Roughly 10 years ago, a publicist arranged for a Chinese entrepreneur to come to the New York offices of the business magazine where I worked at the time. Expecting the standard PR routine, I was hardly prepared for the charismatic yet impish figure who sat before me, explaining how he started the company in his apartment and spouting wildly aggressive goals for beating eBay in China. There was so much energy, so much ambition, so much fire inside this scrappy little man, it was hard to know quite what to make of him.

That man was Alibaba Group founder Jack Ma.

About a decade later, his ambition turned out to not be so wild after all. Ma did indeed beat eBay in China — and handily. The company is thought to have a market capitalization somewhere between $150 to $250 billion, which puts it in the leagues of Facebook, Oracle and IBM. It is China's, and potentially the world's, largest online commerce company. And it has now filed its initial public offering in the United States, which could become the largest in history.

But despite achieving those goals and being in many ways China's first global CEO, Jack Ma hardly has the name recognition stateside as, say, Mark Zuckerberg. Here are key details to know about the man behind the big upcoming IPO, known as the "godfather" of China's entrepreneurs:

He was originally an English teacher who learned the language as an unpaid tour guide in Hangzhou. Ma, whose parents were traditional theater performers, twice failed university entrance exams, but became a teacher after entering the local teacher's college. He has said he was rejected from Harvard 10 times and that he was turned down as a secretary to a Kentucky Fried Chicken general manager. During a trip to Seattle in 1995, he went online for the first time, and saw how little information existed about Chinese companies. That prompted him to start China Pages, one of the first Chinese Internet companies.

Ma professes to know very little about high tech. For the leader of one of the world's largest Internet companies, Ma concedes he knows very little about technology. He has said he knows little more than how to send and receive email and cannot write code.

When Yahoo co-founder Jerry Yang visited China, it was Ma who showed him around. While working for China's Ministry of Foreign Trade and Economic Cooperation, he was assigned to take Yang on a tour, the Financial Times reported. Several years later, Yang would put a $1 billion stake into Alibaba, a move that even after Alibaba later repurchased part of the investment is paying off in huge ways for Yahoo now. 

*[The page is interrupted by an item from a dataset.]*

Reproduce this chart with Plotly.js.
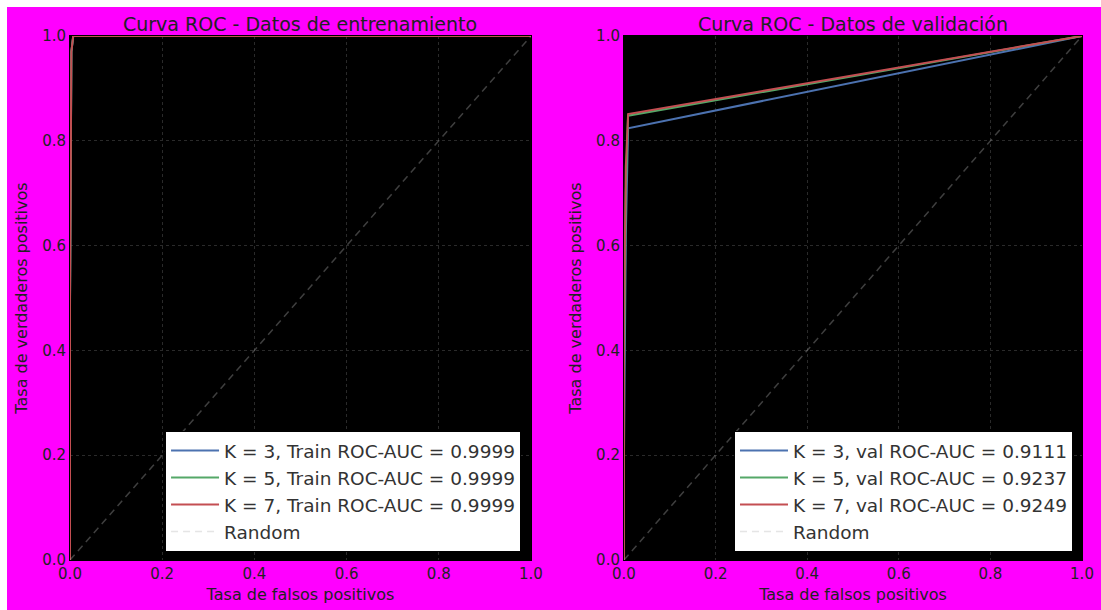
<!DOCTYPE html>
<html>
<head>
<meta charset="utf-8">
<script src="https://cdn.plot.ly/plotly-3.0.1.min.js"></script>
<style>
  html, body { margin: 0; padding: 0; background: #ffffff; }
  #chart { position: absolute; left: 7px; top: 7px; width: 1094px; height: 603px; }
</style>
</head>
<body>
<div id="chart"></div>
<script>
// ---- Data ----
const kValues = [3, 5, 7];
const trainAuc = ["0.9999", "0.9999", "0.9999"];
const valAuc = ["0.9111", "0.9237", "0.9249"];

const trainFprK3 = [0, 0, 0.003, 0.007, 1];
const trainTprK3 = [0, 0.48, 0.97, 1, 1];
const trainFprK5 = [0, 0, 0.003, 0.007, 1];
const trainTprK5 = [0, 0.49, 0.97, 1, 1];
const trainFprK7 = [0, 0, 0.003, 0.007, 1];
const trainTprK7 = [0, 0.5, 0.97, 1, 1];

const valFprK3 = [0, 0, 0.004, 0.009, 1];
const valTprK3 = [0, 0.2, 0.62, 0.824, 1];
const valFprK5 = [0, 0, 0.004, 0.009, 1];
const valTprK5 = [0, 0.35, 0.7, 0.848, 1];
const valFprK7 = [0, 0, 0.004, 0.009, 1];
const valTprK7 = [0, 0.45, 0.75, 0.851, 1];

const randomX = [0, 1];
const randomY = [0, 1];

const tickVals = [0, 0.2, 0.4, 0.6, 0.8, 1.0];
const tickText = ["0.0", "0.2", "0.4", "0.6", "0.8", "1.0"];

const titles = ["Curva ROC - Datos de entrenamiento", "Curva ROC - Datos de validación"];
const xTitle = "Tasa de falsos positivos";
const yTitle = "Tasa de verdaderos positivos";

// ---- Styling ----
const colors = ["#4C72B0", "#55A868", "#C44E52"];
const font = "DejaVu Sans, sans-serif";
const textColor = "#222222";
const randomColor = "rgba(180,180,180,0.35)";

const trainFpr = [trainFprK3, trainFprK5, trainFprK7];
const trainTpr = [trainTprK3, trainTprK5, trainTprK7];
const valFpr = [valFprK3, valFprK5, valFprK7];
const valTpr = [valTprK3, valTprK5, valTprK7];

const traces = [];
kValues.forEach((k, i) => {
  traces.push({
    x: trainFpr[i], y: trainTpr[i], type: "scatter", mode: "lines",
    name: `K = ${k}, Train ROC-AUC = ${trainAuc[i]}`,
    line: { color: colors[i], width: 2 },
    xaxis: "x", yaxis: "y", legend: "legend"
  });
});
traces.push({
  x: randomX, y: randomY, type: "scatter", mode: "lines", name: "Random",
  line: { color: randomColor, width: 1.5, dash: "7px,5px" },
  xaxis: "x", yaxis: "y", legend: "legend"
});
kValues.forEach((k, i) => {
  traces.push({
    x: valFpr[i], y: valTpr[i], type: "scatter", mode: "lines",
    name: `K = ${k}, val ROC-AUC = ${valAuc[i]}`,
    line: { color: colors[i], width: 2 },
    xaxis: "x2", yaxis: "y2", legend: "legend2"
  });
});
traces.push({
  x: randomX, y: randomY, type: "scatter", mode: "lines", name: "Random",
  line: { color: randomColor, width: 1.5, dash: "7px,5px" },
  xaxis: "x2", yaxis: "y2", legend: "legend2"
});

function axis(domain, anchor, title, standoff) {
  return {
    domain: domain, anchor: anchor, range: [0, 1],
    tickmode: "array", tickvals: tickVals, ticktext: tickText,
    showgrid: true, gridcolor: "#2a2a2a", griddash: "dot", gridwidth: 1,
    zeroline: false, showline: true, linecolor: "#000", linewidth: 1, mirror: true,
    ticks: "", tickfont: { family: font, size: 15, color: textColor },
    title: { text: title, font: { family: font, size: 16, color: textColor }, standoff: standoff },
    fixedrange: true
  };
}

const legendBase = {
  bgcolor: "#ffffff", bordercolor: "#000000", borderwidth: 1,
  font: { family: font, size: 18.5, color: "#333333" },
  xanchor: "right", yanchor: "bottom", xref: "paper", yref: "paper",
  traceorder: "normal", itemwidth: 48
};

const layout = {
  width: 1094, height: 603,
  paper_bgcolor: "#ff00ff", plot_bgcolor: "#000000",
  margin: { l: 63, r: 19, t: 29, b: 50 },
  showlegend: true,
  xaxis: axis([0, 0.4555], "y", xTitle, 6),
  yaxis: axis([0, 1], "x", yTitle, 10),
  xaxis2: axis([0.5474, 1], "y2", xTitle, 6),
  yaxis2: axis([0, 1], "x2", yTitle, 10),
  legend: Object.assign({}, legendBase, { x: 0.4457, y: 0.0155 }),
  legend2: Object.assign({}, legendBase, { x: 0.9911, y: 0.0155 }),
  annotations: [
    { text: titles[0], x: 0.4555 / 2, y: 1, xref: "paper", yref: "paper",
      xanchor: "center", yanchor: "bottom", yshift: -1, showarrow: false,
      font: { family: font, size: 19, color: textColor } },
    { text: titles[1], x: (0.5474 + 1) / 2, y: 1, xref: "paper", yref: "paper",
      xanchor: "center", yanchor: "bottom", yshift: -1, showarrow: false,
      font: { family: font, size: 19, color: textColor } }
  ]
};

Plotly.newPlot("chart", traces, layout, { displayModeBar: false, staticPlot: true });
</script>
</body>
</html>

He's weathered some scandals. Alibaba Group may be wildly successful, but Ma has managed through some bumps in the road. In 2012, the U.S. government publicly called out Alibaba-owned site Taobao for the counterfeit goods in its marketplace. Though the company has invested heavily in eliminating them and has been removed from the government's list, reports say it's still an issue. And in 2011, the group's business-to-business e-commerce site shared details about a fraud scandal involving some suppliers. The site's CEO and COO resigned, even if they weren't connected to the charges. "We must send a strong message that it is unacceptable to compromise our culture and values," Ma said at the time.

He sings at soccer stadiums in front of crowds of 40,000. Though he gave up the CEO job last year, Ma remains chairman of the company and is still the heart, soul, face and voice of the company. He has sung Chinese pop songs and "Lion King" favorites in front of crowds of thousands. The Wall Street Journal reported Monday that he has blessed hundreds of Alibaba newlyweds in wedding garb at an annual company event. All of this isn't just the antics of "Crazy Jack" — Ma says he explicitly manages in a way that puts customers first, employees second and shareholders last.

The scrappy fighter is a huge fan of kung fu. The Financial Times, in naming Ma its Person of the Year in 2013, also reported that Alibaba employees, or "Alipeople" as they are called, each take nicknames from characters in kung fu novels. Ma's is "Feng Qingyang,” and refers to a swordsman who was "unpredictable and aggressive."

He's an environmentalist. Ma has joined the board of the Nature Conservancy, established a philanthropic foundation and has interests (tai chi, traditional medicine and poker) far outside of business. "Once your net worth exceeds a certain point, that's not your money anymore," Ma, now a billionaire, said in a Q&A with Nature Conservancy executive Charles Bedford. "It is society's money. It is the money society has given to you, and you should take responsibility to allocate the money in a good way."